>> Start DATA TO PROCESS

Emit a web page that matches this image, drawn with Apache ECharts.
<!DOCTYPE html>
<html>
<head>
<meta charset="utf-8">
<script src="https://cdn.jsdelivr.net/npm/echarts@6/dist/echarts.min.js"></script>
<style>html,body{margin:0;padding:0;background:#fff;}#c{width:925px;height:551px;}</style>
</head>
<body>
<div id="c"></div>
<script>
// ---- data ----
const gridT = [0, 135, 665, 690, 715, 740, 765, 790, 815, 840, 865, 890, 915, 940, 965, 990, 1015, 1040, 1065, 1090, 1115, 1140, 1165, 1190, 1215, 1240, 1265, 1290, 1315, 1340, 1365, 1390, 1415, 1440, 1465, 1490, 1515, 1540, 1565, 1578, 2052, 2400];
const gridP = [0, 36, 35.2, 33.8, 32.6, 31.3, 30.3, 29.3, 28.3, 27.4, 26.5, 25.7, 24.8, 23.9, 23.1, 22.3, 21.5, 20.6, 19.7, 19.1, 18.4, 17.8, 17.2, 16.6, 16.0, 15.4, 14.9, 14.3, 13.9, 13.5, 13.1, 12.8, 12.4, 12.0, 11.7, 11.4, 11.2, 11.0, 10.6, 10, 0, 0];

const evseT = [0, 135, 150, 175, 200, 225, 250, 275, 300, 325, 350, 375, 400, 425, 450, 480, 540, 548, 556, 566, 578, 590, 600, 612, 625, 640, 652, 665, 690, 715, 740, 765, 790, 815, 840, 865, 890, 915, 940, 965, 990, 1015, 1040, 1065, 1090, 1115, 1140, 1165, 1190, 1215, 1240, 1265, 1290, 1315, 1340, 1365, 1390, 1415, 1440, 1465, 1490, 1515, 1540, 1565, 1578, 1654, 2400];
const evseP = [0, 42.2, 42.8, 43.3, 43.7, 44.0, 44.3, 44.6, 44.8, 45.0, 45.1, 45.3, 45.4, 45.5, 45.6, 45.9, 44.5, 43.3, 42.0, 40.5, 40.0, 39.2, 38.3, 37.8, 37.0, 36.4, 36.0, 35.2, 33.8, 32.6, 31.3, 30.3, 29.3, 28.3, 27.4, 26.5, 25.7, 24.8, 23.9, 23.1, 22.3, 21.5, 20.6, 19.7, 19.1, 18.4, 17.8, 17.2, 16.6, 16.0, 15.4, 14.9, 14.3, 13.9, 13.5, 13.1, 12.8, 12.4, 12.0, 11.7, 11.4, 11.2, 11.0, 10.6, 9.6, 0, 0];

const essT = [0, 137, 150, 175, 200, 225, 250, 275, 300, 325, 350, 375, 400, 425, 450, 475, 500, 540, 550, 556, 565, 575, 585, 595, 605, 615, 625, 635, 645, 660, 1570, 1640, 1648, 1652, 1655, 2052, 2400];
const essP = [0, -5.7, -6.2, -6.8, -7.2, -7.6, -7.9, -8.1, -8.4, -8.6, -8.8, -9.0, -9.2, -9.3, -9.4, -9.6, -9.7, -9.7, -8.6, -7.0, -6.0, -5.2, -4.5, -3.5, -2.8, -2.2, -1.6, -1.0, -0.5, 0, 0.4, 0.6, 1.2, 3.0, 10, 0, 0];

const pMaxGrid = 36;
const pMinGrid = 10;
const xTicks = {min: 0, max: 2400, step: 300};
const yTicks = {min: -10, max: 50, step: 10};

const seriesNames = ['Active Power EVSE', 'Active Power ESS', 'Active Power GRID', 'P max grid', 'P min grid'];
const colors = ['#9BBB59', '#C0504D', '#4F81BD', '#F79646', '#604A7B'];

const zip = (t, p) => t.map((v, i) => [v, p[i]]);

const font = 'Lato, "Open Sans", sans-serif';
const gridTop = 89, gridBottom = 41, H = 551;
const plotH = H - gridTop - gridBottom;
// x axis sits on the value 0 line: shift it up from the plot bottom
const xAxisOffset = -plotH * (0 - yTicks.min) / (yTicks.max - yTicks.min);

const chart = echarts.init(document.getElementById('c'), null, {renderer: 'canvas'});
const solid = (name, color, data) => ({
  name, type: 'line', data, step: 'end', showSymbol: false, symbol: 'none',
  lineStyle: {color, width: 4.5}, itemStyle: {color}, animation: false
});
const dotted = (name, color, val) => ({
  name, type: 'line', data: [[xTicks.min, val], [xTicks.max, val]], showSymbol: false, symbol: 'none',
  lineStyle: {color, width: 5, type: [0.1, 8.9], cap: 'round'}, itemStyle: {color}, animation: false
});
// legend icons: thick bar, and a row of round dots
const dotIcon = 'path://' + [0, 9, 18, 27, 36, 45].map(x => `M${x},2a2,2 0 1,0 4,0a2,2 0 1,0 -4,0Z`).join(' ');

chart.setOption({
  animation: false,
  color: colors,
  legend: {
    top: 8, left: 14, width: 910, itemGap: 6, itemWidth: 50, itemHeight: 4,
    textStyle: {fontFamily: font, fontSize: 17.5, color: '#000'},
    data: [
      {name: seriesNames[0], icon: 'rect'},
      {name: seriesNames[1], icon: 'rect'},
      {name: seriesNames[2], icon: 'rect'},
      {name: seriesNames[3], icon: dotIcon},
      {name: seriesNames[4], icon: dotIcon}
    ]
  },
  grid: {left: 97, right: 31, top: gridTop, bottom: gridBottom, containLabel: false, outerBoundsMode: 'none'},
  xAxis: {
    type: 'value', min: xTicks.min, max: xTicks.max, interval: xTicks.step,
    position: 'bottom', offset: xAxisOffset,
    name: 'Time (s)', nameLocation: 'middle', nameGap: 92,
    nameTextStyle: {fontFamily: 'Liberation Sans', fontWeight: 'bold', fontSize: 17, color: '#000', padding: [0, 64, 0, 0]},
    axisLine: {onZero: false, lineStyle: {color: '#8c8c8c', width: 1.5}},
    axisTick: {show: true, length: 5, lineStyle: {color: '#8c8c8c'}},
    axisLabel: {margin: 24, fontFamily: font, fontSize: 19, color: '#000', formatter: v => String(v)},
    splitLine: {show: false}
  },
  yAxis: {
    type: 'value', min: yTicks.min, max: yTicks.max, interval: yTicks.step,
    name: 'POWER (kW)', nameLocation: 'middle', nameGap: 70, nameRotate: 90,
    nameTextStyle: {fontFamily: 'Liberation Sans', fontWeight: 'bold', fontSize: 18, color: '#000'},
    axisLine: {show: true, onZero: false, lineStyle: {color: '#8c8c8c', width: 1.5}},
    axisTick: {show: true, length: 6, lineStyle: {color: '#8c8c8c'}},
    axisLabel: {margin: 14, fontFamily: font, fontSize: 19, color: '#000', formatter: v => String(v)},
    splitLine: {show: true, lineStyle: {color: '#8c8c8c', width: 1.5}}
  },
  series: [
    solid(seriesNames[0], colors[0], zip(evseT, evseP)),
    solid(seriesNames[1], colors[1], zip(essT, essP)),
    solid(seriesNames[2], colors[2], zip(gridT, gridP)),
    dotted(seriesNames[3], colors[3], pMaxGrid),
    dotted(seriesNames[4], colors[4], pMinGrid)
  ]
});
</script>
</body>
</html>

>> End DATA TO PROCESS
>> Start DATA TO PROCESS

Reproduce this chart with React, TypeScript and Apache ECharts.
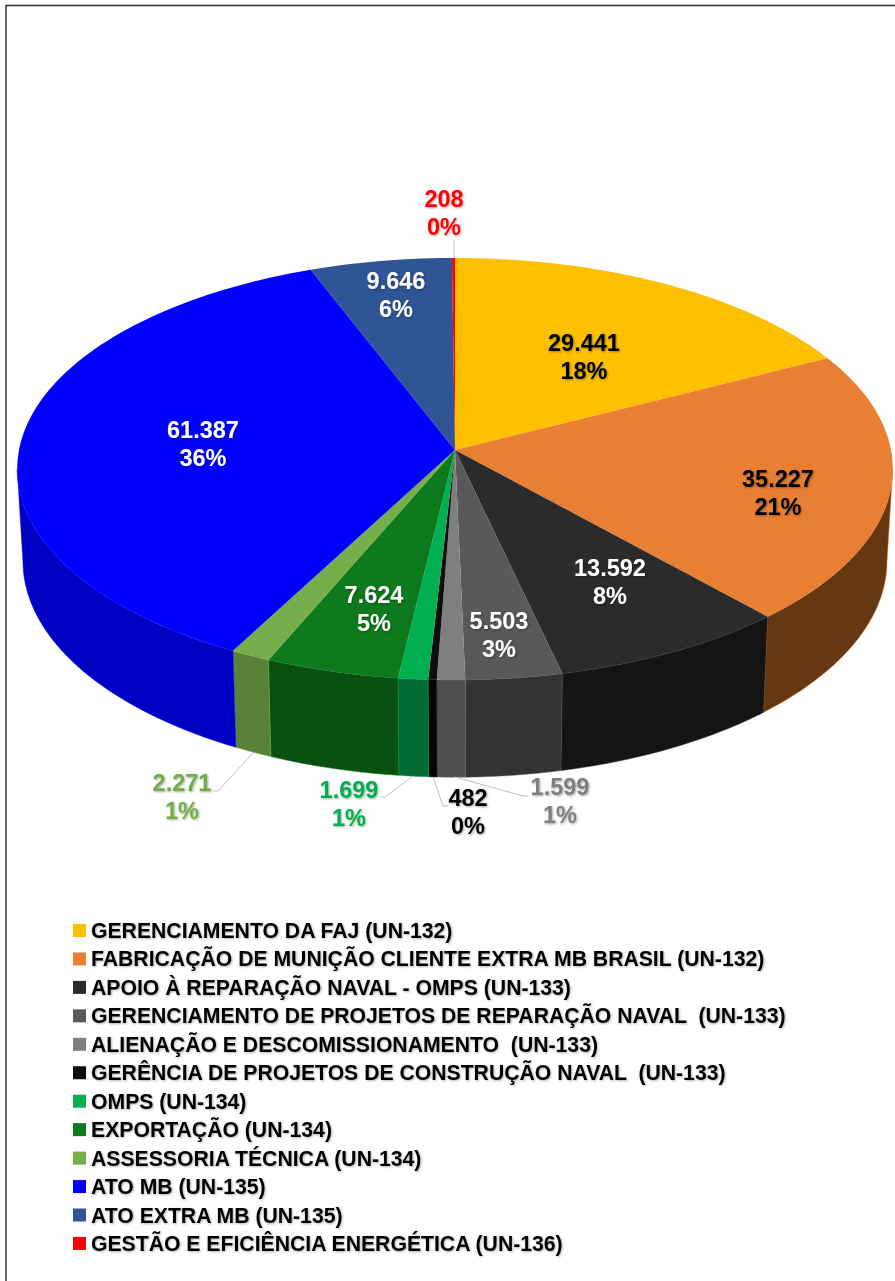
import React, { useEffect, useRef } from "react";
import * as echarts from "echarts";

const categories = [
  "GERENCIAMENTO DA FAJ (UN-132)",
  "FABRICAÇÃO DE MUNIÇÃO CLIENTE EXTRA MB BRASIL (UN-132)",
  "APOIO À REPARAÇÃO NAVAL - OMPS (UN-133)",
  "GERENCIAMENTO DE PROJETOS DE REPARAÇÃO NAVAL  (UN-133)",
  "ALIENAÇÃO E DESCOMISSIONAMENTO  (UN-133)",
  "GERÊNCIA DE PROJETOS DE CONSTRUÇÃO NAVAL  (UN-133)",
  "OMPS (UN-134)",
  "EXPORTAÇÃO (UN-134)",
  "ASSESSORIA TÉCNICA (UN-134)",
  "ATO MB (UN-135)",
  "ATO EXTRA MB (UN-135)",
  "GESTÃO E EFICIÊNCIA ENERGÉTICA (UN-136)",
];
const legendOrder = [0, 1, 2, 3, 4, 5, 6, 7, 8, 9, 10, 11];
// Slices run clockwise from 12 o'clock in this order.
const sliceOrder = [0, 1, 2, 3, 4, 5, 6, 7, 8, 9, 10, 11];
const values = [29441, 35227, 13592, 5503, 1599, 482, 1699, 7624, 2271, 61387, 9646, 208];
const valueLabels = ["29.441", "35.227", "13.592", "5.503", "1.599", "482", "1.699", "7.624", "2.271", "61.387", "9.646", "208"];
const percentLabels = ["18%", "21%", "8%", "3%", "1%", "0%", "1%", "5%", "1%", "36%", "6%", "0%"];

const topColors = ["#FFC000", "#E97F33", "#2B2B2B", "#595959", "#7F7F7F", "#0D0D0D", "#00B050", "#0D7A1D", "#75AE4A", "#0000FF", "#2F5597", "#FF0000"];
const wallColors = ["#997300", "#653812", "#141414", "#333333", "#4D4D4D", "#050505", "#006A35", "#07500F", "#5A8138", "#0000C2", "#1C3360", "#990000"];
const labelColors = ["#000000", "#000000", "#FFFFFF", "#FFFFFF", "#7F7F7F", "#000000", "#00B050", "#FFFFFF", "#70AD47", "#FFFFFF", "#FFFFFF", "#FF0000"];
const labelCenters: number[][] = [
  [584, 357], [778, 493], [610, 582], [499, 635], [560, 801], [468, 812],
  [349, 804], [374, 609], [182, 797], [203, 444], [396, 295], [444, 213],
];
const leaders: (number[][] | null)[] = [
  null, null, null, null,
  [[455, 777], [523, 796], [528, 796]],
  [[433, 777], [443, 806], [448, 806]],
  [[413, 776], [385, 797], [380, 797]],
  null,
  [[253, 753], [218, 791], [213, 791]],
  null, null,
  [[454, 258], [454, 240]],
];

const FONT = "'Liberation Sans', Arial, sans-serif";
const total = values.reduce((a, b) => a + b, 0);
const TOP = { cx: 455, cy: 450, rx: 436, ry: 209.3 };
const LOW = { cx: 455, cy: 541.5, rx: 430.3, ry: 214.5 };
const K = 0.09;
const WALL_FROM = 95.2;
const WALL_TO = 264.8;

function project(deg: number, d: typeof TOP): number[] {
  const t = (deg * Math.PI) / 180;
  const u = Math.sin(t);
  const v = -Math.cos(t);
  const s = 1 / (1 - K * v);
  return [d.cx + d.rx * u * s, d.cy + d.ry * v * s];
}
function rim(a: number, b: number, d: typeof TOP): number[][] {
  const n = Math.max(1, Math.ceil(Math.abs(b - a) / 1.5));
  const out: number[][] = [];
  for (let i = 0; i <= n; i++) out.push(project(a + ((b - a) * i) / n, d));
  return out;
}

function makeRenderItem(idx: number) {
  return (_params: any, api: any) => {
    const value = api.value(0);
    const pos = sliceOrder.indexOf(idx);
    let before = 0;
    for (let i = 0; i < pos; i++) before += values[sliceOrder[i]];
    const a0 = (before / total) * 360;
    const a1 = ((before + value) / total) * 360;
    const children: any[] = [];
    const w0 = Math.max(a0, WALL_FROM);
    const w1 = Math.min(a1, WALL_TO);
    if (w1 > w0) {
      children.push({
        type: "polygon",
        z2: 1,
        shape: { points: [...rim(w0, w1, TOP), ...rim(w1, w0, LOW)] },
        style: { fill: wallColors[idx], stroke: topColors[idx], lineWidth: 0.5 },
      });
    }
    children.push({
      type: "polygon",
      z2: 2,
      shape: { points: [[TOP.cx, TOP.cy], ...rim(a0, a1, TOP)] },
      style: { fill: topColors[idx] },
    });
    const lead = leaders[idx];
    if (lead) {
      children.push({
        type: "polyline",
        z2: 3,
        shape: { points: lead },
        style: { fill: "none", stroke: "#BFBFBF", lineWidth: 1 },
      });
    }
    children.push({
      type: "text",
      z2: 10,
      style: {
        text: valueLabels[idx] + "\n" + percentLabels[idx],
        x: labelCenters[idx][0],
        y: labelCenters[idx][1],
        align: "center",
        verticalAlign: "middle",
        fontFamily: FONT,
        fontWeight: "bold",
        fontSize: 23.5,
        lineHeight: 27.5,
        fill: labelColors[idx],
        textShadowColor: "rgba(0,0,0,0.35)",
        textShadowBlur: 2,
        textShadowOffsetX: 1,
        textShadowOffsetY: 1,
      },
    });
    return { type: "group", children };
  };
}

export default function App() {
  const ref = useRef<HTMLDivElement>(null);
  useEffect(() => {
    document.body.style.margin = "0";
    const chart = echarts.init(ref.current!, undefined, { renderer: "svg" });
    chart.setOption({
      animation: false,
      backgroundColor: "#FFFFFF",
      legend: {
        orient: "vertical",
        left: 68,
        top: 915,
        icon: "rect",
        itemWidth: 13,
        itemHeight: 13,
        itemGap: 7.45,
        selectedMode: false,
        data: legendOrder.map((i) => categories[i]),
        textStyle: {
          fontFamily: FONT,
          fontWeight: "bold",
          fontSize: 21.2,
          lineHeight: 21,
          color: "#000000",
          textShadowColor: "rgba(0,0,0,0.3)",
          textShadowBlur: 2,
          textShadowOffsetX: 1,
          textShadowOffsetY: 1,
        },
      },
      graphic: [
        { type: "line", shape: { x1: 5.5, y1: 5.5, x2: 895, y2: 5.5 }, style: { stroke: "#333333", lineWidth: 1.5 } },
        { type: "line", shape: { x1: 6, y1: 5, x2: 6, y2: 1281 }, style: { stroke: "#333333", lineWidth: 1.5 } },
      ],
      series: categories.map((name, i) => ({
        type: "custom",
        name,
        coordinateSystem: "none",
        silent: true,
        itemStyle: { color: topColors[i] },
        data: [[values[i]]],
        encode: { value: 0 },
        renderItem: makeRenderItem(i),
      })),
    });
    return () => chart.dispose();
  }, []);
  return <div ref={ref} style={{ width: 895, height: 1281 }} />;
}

>> End DATA TO PROCESS

-- TASK PROMPT --
Repeat exactly the stretch of lines that opens with the line containing "Reproduce this chart" and closes with the line containing "import * as". Leave the pictures out, and add nothing.

-- WORKED ANSWER --
Reproduce this chart with React, TypeScript and Apache ECharts.
import React, { useEffect, useRef } from "react";
import * as echarts from "echarts";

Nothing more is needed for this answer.